You Are What You Eat: Sound Effect, Episode 75
This week on Sound Effect, you are what you eat. We bring stories of food, and how it intersects with identity.
We Eat War
Seattle Civic Poet Claudia Castro Luna left her native El Salvador at age 14, fleeing civil war. “We’re still living through the aftermath of the war,” she says. A number of her poems touch on food and its connection with that war-riddled history, including her poem “Thirteen Ways of Looking at a Pupusa.” “We eat war / Each time / A pupusa is made,” she writes, explaining that food, for her, is a primal connection to place.
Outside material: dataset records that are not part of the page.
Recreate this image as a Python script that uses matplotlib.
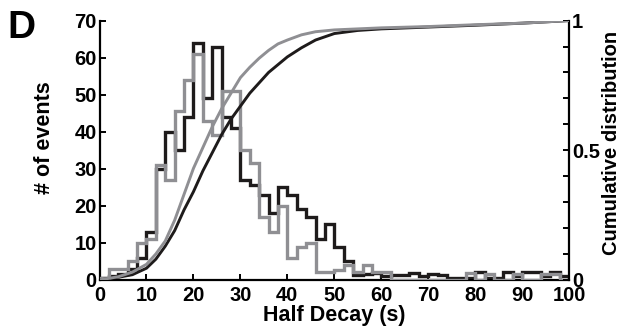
import numpy as np
import matplotlib
matplotlib.use('Agg')
import matplotlib.pyplot as plt
from matplotlib.ticker import MultipleLocator

plt.rcParams['font.family'] = ['Liberation Sans', 'DejaVu Sans']
plt.rcParams['font.weight'] = 'bold'

# histogram bins (2 s wide)
bin_edges = list(range(0, 102, 2))

# black histogram, counts per bin
black_counts = [0.5, 1, 1.5, 3, 6, 13, 30, 40, 35, 44,
                64, 49, 63, 44, 41, 27, 25.5, 23, 18, 25,
                23, 19, 17, 11, 15, 9, 5, 1.4, 1.5, 1.8,
                1, 1.4, 1.4, 1.8, 1, 1.6, 1.4, 0.5, 0.5, 0.5,
                2, 0.5, 0.5, 2, 1, 2, 2, 1, 2, 1]
# grey histogram, counts per bin
grey_counts = [0.5, 3, 3, 5, 10, 11, 31, 27, 45.5, 54,
               61, 43, 39, 51, 51, 35, 31.5, 17, 13, 20,
               6, 9, 10, 2, 2, 2.7, 4, 2.2, 4, 2.2,
               2.2, 0, 0, 0, 0, 0, 0, 0, 0, 1.8,
               0, 1.5, 0, 0, 1.5, 0, 0, 1.5, 1.5, 0]

# cumulative distributions
black_cdf_x = [0, 4, 7, 10, 12, 14, 16, 18, 20, 22, 24, 26, 28, 30, 32, 34, 36, 38, 40,
               43, 46, 50, 55, 60, 70, 80, 90, 100]
black_cdf_y = [0, 0.01, 0.02, 0.045, 0.08, 0.13, 0.19, 0.27, 0.34, 0.42, 0.49, 0.56, 0.62,
               0.67, 0.72, 0.76, 0.80, 0.83, 0.86, 0.895, 0.925, 0.95, 0.962, 0.968,
               0.975, 0.982, 0.99, 1.0]
grey_cdf_x = [0, 4, 7, 10, 12, 14, 16, 18, 20, 22, 24, 26, 28, 30, 32, 34, 36, 38, 40,
              43, 46, 50, 55, 60, 70, 80, 90, 100]
grey_cdf_y = [0, 0.012, 0.03, 0.06, 0.10, 0.15, 0.23, 0.33, 0.43, 0.51, 0.59, 0.66, 0.72,
              0.78, 0.82, 0.855, 0.885, 0.91, 0.925, 0.945, 0.957, 0.964, 0.968, 0.972,
              0.977, 0.984, 0.99, 1.0]

black = '#1e1b1b'
grey = '#8f8f93'

fig = plt.figure(figsize=(6.22, 3.32), dpi=100)
ax = fig.add_axes([0.160, 0.157, 0.755, 0.781])
ax2 = ax.twinx()

ax.stairs(black_counts, bin_edges, color=black, lw=2.4, baseline=0, zorder=2)
ax.stairs(grey_counts, bin_edges, color=grey, lw=2.4, baseline=0, zorder=3)
ax2.plot(black_cdf_x, black_cdf_y, color=black, lw=2.1, zorder=4)
ax2.plot(grey_cdf_x, grey_cdf_y, color=grey, lw=2.1, zorder=5)

ax.set_xlim(0, 100)
ax.set_ylim(0, 70)
ax2.set_ylim(0, 1)

ax.set_xticks(range(0, 101, 10))
ax.set_yticks(range(0, 71, 10))
ax2.set_yticks([0, 0.5, 1])
ax2.set_yticklabels(['0', '0.5', '1'])
ax2.yaxis.set_minor_locator(MultipleLocator(0.1))

for a in (ax, ax2):
    a.spines['top'].set_visible(False)
    for s in a.spines.values():
        s.set_linewidth(1.6)
    a.tick_params(direction='in', width=1.4, length=4, labelsize=14.5, pad=2)
    a.tick_params(which='minor', direction='in', width=1.4, length=4)
    a.patch.set_visible(False)
ax.tick_params(axis='x', pad=4.5)
ax2.spines['left'].set_visible(False)
ax2.spines['bottom'].set_visible(False)
ax.spines['right'].set_visible(False)

ax.set_xlabel('Half Decay (s)', fontsize=15.5, fontweight='bold', labelpad=0)
ax.set_ylabel('# of events', fontsize=15.5, fontweight='bold')
ax.yaxis.set_label_coords(-0.095, 0.55)
ax2.set_ylabel('Cumulative distribution', fontsize=14.5, fontweight='bold')
ax2.yaxis.set_label_coords(1.07, 0.53)

fig.text(0.012, 0.97, 'D', fontsize=28, fontweight='bold', va='top', ha='left')

fig.savefig('out.png', dpi=100)
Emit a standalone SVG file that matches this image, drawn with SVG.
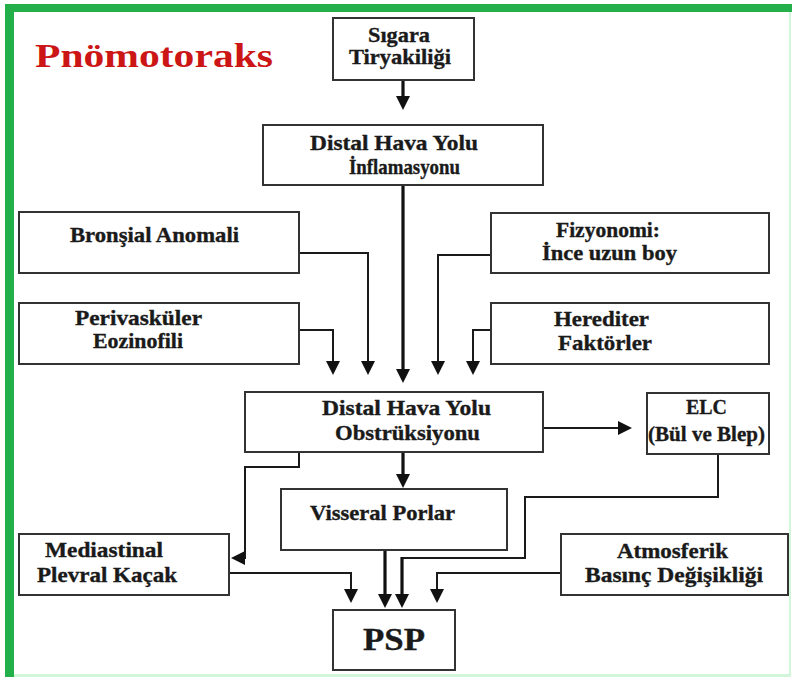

Seattle writer Lindy West used to hate her body. She would try everything she could think of to be thin, including nearly starving herself on extreme diets. But now she has a very different attitude, accepting and loving herself as she is. Still, she says, eating in public as a fat person is a thorny business, something she discusses in her new memoir, “Shrill: Notes from a Loud Woman.” She talks with Sound Effect contributor Jennifer Wing about how she came to see herself differently, and what her relationship with food is like.
Hsiao-Ching Chou always found the egg rolls at her family’s Chinese restaurant to be really bland – not half as good as the ones they made for themselves at home. But cooking Chinese food for American tastes is a complicated puzzle – one that gets at some of the tensions of growing up in an immigrant family. Hsiao-Ching and her mother Ellen Chou join us to talk about running that restaurant in Columbia, Missouri; and how it helped shape Hsiao-Ching’s career and identity.
The Happiest Six Year Old At The Bar
Some of writer Nancy Leson’s earliest food memories come not from the family dinner table or from holiday feasts, but from bars. As early as age six she would pull up a barstool and munch on Slim Jims and hard-boiled eggs, and sip a Coke garnished with many, many maraschino cherries. And what was a kindergarten-age Nancy doing at a bar? That’s where, she explains, she would find her mother. Nancy takes a break from her “Food for Thought” duties to tell us about those memories, and how they color the difficult relationship she had with her mother.
Amber Waves Of Grain
It hasn’t been the best decade for wheat, PR-wise. But Dr. Stephen Jones loves it all the same. Jones is director of the Washington State University Bread Lab in Mt. Vernon, Washington. Jones’ love affair with the unassuming grain began as a kid, making bagels and breads with his Polish grandmother. Now he takes it as his mission to lead his lab’s research and breeding toward a goal of making wheat less of a commodity and more of a real food.
A Long Short Cake
The border town of Lynden, Washington is home to the Lynden Dutch Bakery (which makes a tasty short cake), Darigold (maker of cream, both ice and whipped), and of course, acres of berry farms. So what does a town like Lynden do to mark its 125th birthday? It constructs the world’s longest strawberry shortcake, of course – measuring 1,250 feet, prepared in (clean) rain gutter along four blocks of Front Street. KPLU’s Ariel Van Cleave went there to see it in person, and brought back a full and comprehensive report.